If you think this was just our French cousins being a bit light in the head, there was also the case of a bale of hay accused of murder in Nottingham, England in 1535 (when a whole stack fell on a certain Anthony Wilde, killing him) _"...but jurors called to hear testimony determined the particular bale which was directly responsible for the incident and delivered an inquest to the local jail_" The article continues, "...(this judgement)_ was not stern enough to discourage two thraves of rye from murdering Robert Yreland, again in Nottingham, seven years later_."


----------



## Mouse (Aug 7, 2013)

Awesomeness. I particularly like the hay one.


----------



## Ursa major (Aug 7, 2013)

Venusian Broon said:


> The article continues, "...(this judgement)_ was not stern enough to discourage two thraves of rye from murdering Robert Yreland, again in Nottingham, seven years later_."

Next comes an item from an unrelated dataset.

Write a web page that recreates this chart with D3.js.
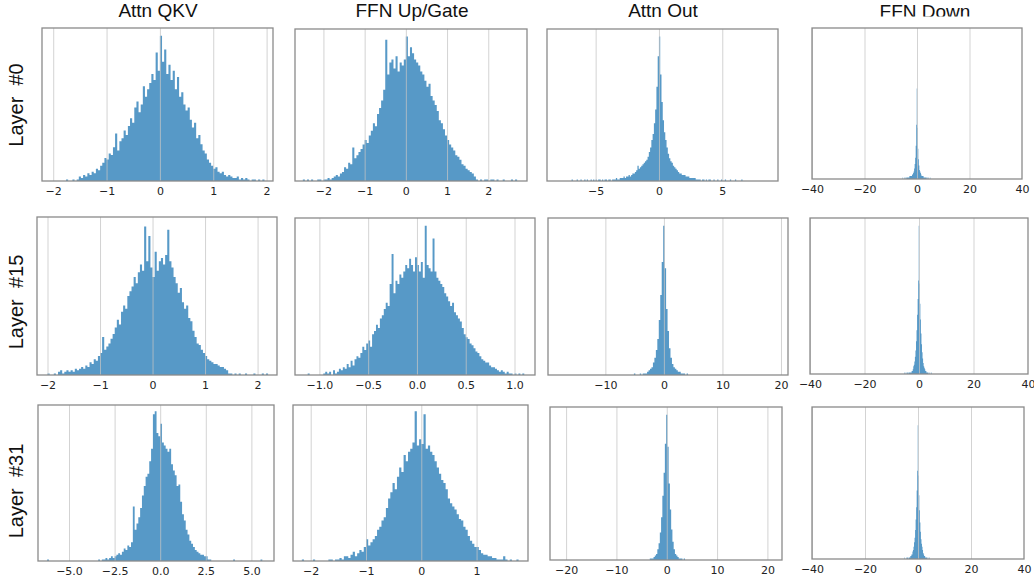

Would it have been worse if the two thraves had previously been released on bail...?


----------



## Brian G Turner (Aug 7, 2013)

OMG. Fortean Times is still running? Used to read it all the time.


----------



## Venusian Broon (Aug 11, 2013)

I said:


> OMG. Fortean Times is still running? Used to read it all the time.


 
Yes still going strong, just recieved issue September's issue, #305, a few days ago. I don't think I could survive without my monthly fix of eclectic weirdness with a Fortean squint on the world.


----------